On its face, it’s just another single-player video game that lets players control a knight, a magician or another protagonist, and fight men and monsters while looking out for deadly traps. More subtly, it’s a game of low-key multiplayer assistance and treachery from a lead creator who was inspired when strangers wordlessly helped him during a snowstorm. As a result, Demon’s Souls is designed to be a brutally difficult game whose hardships are leavened by the ability to leave helpful messages and warnings of dangers for other players. On the flip side, players can also invade each other’s games and wreak havoc.

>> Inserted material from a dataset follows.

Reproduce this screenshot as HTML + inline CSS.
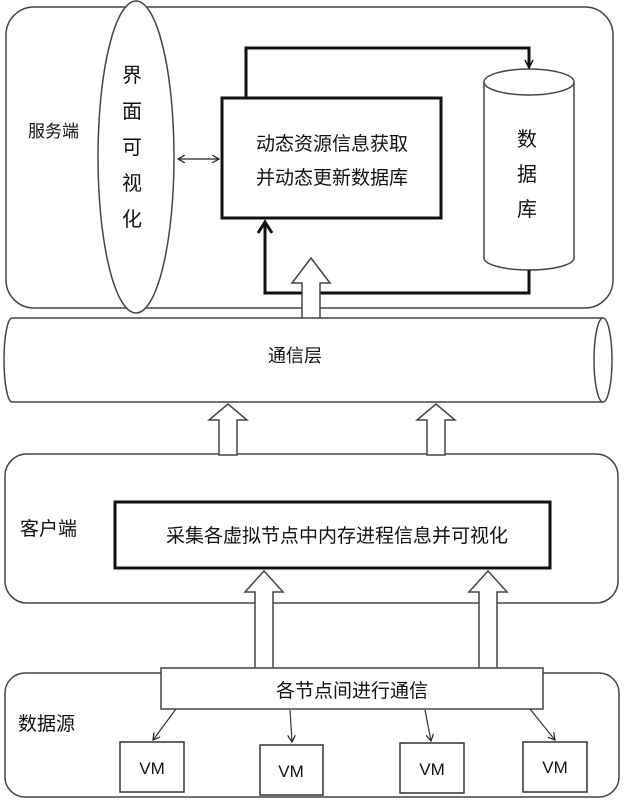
<!DOCTYPE html>
<html><head><meta charset="utf-8"><style>body{margin:0;background:#fff}svg{display:block}text{font-family:"Liberation Sans","Noto Sans CJK SC",sans-serif;fill:#111}</style></head><body>
<svg width="624" height="800" viewBox="0 0 624 800" xmlns="http://www.w3.org/2000/svg">
<defs>
<marker id="a" markerWidth="8" markerHeight="8" refX="7" refY="4" orient="auto-start-reverse" markerUnits="userSpaceOnUse"><path d="M0,0 L7,4 L0,8" fill="none" stroke="#222" stroke-width="1.2"/></marker>
</defs>
<g stroke="#444" stroke-width="1.5" fill="none">
<rect x="6" y="7" width="607" height="301" rx="28"/>
<rect x="5" y="454" width="613" height="149" rx="22"/>
<rect x="5" y="673" width="614" height="124" rx="20"/>
</g>
<ellipse cx="136" cy="157" rx="38" ry="156" fill="#fff" stroke="#444" stroke-width="1.5"/>
<text x="28" y="137" font-size="17">服务端</text>
<g font-size="20" text-anchor="middle"><text x="132" y="82">界</text><text x="132" y="118">面</text><text x="132" y="154">可</text><text x="132" y="190">视</text><text x="132" y="226">化</text></g>
<line x1="178" y1="159" x2="219" y2="159" stroke="#222" stroke-width="1.2" marker-end="url(#a)" marker-start="url(#a)"/>
<rect x="222" y="98" width="219" height="120" fill="#fff" stroke="#111" stroke-width="3"/>
<text x="332" y="150" font-size="19" text-anchor="middle">动态资源信息获取</text>
<text x="332" y="184" font-size="19" text-anchor="middle">并动态更新数据库</text>
<path d="M484,82 V258 A45,12 0 0 0 574,258 V82" fill="#fff" stroke="#444" stroke-width="1.5"/>
<ellipse cx="529" cy="82" rx="45" ry="13" fill="#fff" stroke="#444" stroke-width="1.5"/>
<g font-size="20" text-anchor="middle"><text x="527" y="146">数</text><text x="527" y="181">据</text><text x="527" y="216">库</text></g>
<path d="M246,98 V48 H529 V66" fill="none" stroke="#111" stroke-width="3"/>
<path d="M525,60 L529,68 L533,60" fill="none" stroke="#111" stroke-width="1.5"/>
<path d="M529,270 V293 H265 V222" fill="none" stroke="#111" stroke-width="3"/>
<path d="M258,233 L265,222 L272,233" fill="none" stroke="#111" stroke-width="3"/>
<g fill="#fff" stroke="#444" stroke-width="1.5">
<path d="M302,320 V283 H292 L311,258 L330,283 H320 V320 Z"/>
<path d="M219,455 V420 H209 L228,404 L247,420 H237 V455 Z"/>
<path d="M427,455 V420 H417 L436,404 L455,420 H445 V455 Z"/>
<path d="M255,688 V592 H245 L264,571 L283,592 H273 V688 Z"/>
<path d="M479,688 V592 H469 L488,571 L507,592 H497 V688 Z"/>
</g>
<path d="M12,318 H603 A9,42 0 0 1 603,402 H12 A8,42 0 0 1 12,318 Z" fill="#fff" stroke="#444" stroke-width="1.5"/>
<path d="M603,318 A9,42 0 0 0 603,402" fill="none" stroke="#444" stroke-width="1.5"/>
<text x="295" y="362" font-size="18" text-anchor="middle">通信层</text>
<text x="20" y="535" font-size="19">客户端</text>
<rect x="115" y="502" width="435" height="66" fill="#fff" stroke="#111" stroke-width="3"/>
<text x="337" y="542" font-size="19" text-anchor="middle">采集各虚拟节点中内存进程信息并可视化</text>
<text x="18" y="730" font-size="19">数据源</text>
<rect x="161" y="668" width="382" height="41" fill="#fff" stroke="#444" stroke-width="1.5"/>
<text x="352" y="697" font-size="19" text-anchor="middle">各节点间进行通信</text>
<g stroke="#333" stroke-width="1.2" marker-end="url(#a)">
<line x1="176" y1="709" x2="153" y2="740"/>
<line x1="290" y1="710" x2="292" y2="742"/>
<line x1="425" y1="710" x2="431" y2="741"/>
<line x1="530" y1="709" x2="555" y2="740"/>
</g>
<g fill="#fff" stroke="#333" stroke-width="1.5">
<rect x="120" y="742" width="64" height="50"/><rect x="260" y="745" width="63" height="50"/><rect x="400" y="743" width="64" height="50"/><rect x="523" y="742" width="64" height="50"/>
</g>
<g font-size="17" text-anchor="middle"><text x="152" y="774">VM</text><text x="291" y="777">VM</text><text x="432" y="775">VM</text><text x="555" y="773">VM</text></g>
</svg>
</body></html>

And in “The 10 Best Books of 2020,” The Times had this to say about Brit Bennett’s “The Vanishing Half”:

Beneath the polished surface and enthralling plotlines of Bennett’s second novel, after her much admired “The Mothers,” lies a provocative meditation on the possibilities and limits of self-definition. Alternating sections recount the separate fates of Stella and Desiree, twin sisters from a Black Louisiana town during Jim Crow, whose residents pride themselves on their light skin. When Stella decides to pass for white, the sisters’ lives diverge, only to intersect unexpectedly, years later. Bennett has constructed her novel with great care, populating it with characters, including a trans man and an actress, who invite us to consider how identity is both chosen and imposed, and the degree to which “passing” may describe a phenomenon more common than we think.

Students, choose one of the “Best of 2020” articles to read, then tell us:

  • What was your reaction to the article you read? Were you familiar with the selections that the reviewer made? Were you persuaded by the way the reviewer described the work? What would you change if you were to write a “best of” list for that category?

  • In his introduction to “Best Performances of 2020,” Wesley Morris writes: “One day, we’ll look back on this year and bawl. But we should also remember that there were professionals out there who dared to bring joy to our screens.” How have the events of 2020 affected how you consume culture and media? Has culture felt more important to you this year? Or have you not had the mental space to consume culture in the same way?

  • Make a list of 10 favorite things you watched, read or listened to in 2020. You can include newspaper articles, sports and TikTok videos along with books, movies and TV shows. What made each thing special, funny, touching or surprising to you?

  • Using the excerpts above as a guideline, choose one of your favorite things from 2020 and write a review about it. Start by identifying your argument: Why is this thing so great? Then, analyze it closely: What parts of its structure, design, appearance or experience make it so enjoyable? Finally, explain why it is meaningful or interesting to you, and why others should care about it.

  • If you feel excited about what you’re writing, you can develop and revise your review to submit it to our Review Contest. The contest runs from Dec. 8, 2020, to Jan. 26, 2021, and your review must be 450 words or fewer. Just be sure that whatever you’ve selected is new to you and something you experienced personally. You should also read all of the rules before submitting.